Increased latency on Apps Manager
Incident Report for Pivotal Web Services
Postmortem

Summary

Beginning around 16:24 UTC on July 16, 2018 latency on requests to the API nodes that back the Apps Manager developer console jumped significantly. Investigation narrowed the problem to an issue with DNS resolution on one API instance. The issue was resolved by restarting bosh-dns on the affected instance.

screen shot 2018-07-24 at 3 17 12 pm

Root Cause

The issue was a bug in bosh-dns that manifested itself on a single API instance. From that instance uaa.service.cf.internal could not be resolved.

curl --cacert uaa_ca.crt https://uaa.service.cf.internal:8443/token_keys
curl: (6) Could not resolve host: uaa.service.cf.internal

Before restarting bosh-dns on the instance, the bosh team extracted logs from the instance for further analysis.

Impact

Customers may have noticed occasional long page load times in Apps Manager.

Resolution

After the bosh team had analyzed the affected instance, the bosh-dns job was restarted, which has mitigated the issue for now.

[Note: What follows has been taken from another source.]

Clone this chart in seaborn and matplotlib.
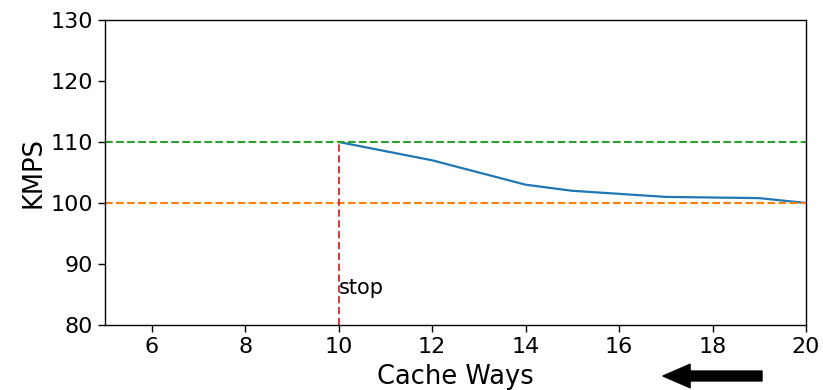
import matplotlib
matplotlib.use("Agg")
import matplotlib.pyplot as plt
import seaborn as sns
import pandas as pd

ways = [10, 12, 14, 15, 17, 19, 20]
kmps = [110, 107, 103, 102, 101, 100.8, 100]
target_high = 110
target_base = 100
stop_way = 10

sns.set_style("ticks")
plt.rcParams['font.family'] = ['DejaVu Sans']
plt.rcParams.update({"text.color": "black", "axes.labelcolor": "black",
                     "xtick.color": "black", "ytick.color": "black"})

fig = plt.figure(figsize=(8.23, 3.9), dpi=100)
ax = fig.add_axes([105/823, 1-325/390, (806-105)/823, (325-20)/390])

df = pd.DataFrame({"ways": ways, "kmps": kmps})
sns.lineplot(data=df, x="ways", y="kmps", ax=ax, color="#1f77b4", linewidth=1.6)
ax.axhline(target_high, color="#2ca02c", linestyle="--", linewidth=1.5)
ax.axhline(target_base, color="#ff7f0e", linestyle="--", linewidth=1.5)
ax.plot([stop_way, stop_way], [80, target_high], color="#d62728", linestyle=(0, (4, 2)), linewidth=1.3)
ax.text(stop_way, 86, "stop", fontsize=15, va="center", ha="left", color="black")

ax.set_xlim(5, 20)
ax.set_ylim(80, 130)
ax.set_xticks([6, 8, 10, 12, 14, 16, 18, 20])
ax.set_yticks([80, 90, 100, 110, 120, 130])
ax.tick_params(labelsize=16, length=5, width=1, color="black", labelcolor="black")
for s in ax.spines.values():
    s.set_color("black")
    s.set_linewidth(1)
ax.set_xlabel("Cache Ways", fontsize=18.5, labelpad=5, color="black")
ax.set_ylabel("KMPS", fontsize=18.5, labelpad=3, color="black")

ax.annotate("", xy=(663/823, 1-376/390), xytext=(762/823, 1-376/390),
            xycoords="figure fraction", textcoords="figure fraction",
            arrowprops=dict(arrowstyle="simple,head_length=1.5,head_width=1.3,tail_width=0.55",
                            color="black", shrinkA=0, shrinkB=0, mutation_scale=13))

fig.savefig("out.png", dpi=100)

The fix was deployed on 2018-07-26.

Posted 15 days ago. Jul 31, 2018 - 16:04 PDT

Resolved
We have identified a potential bug in a DNS component that was causing significantly increased latency on some API calls. We have mitigated the issue and will follow up with a permanent fix.
Posted 29 days ago. Jul 17, 2018 - 12:33 PDT
Investigating
We are currently investigating an increase in response times affecting some requests to Apps Manager.
Posted 29 days ago. Jul 17, 2018 - 11:53 PDT
This incident affected: Apps Manager (formerly Developer Console).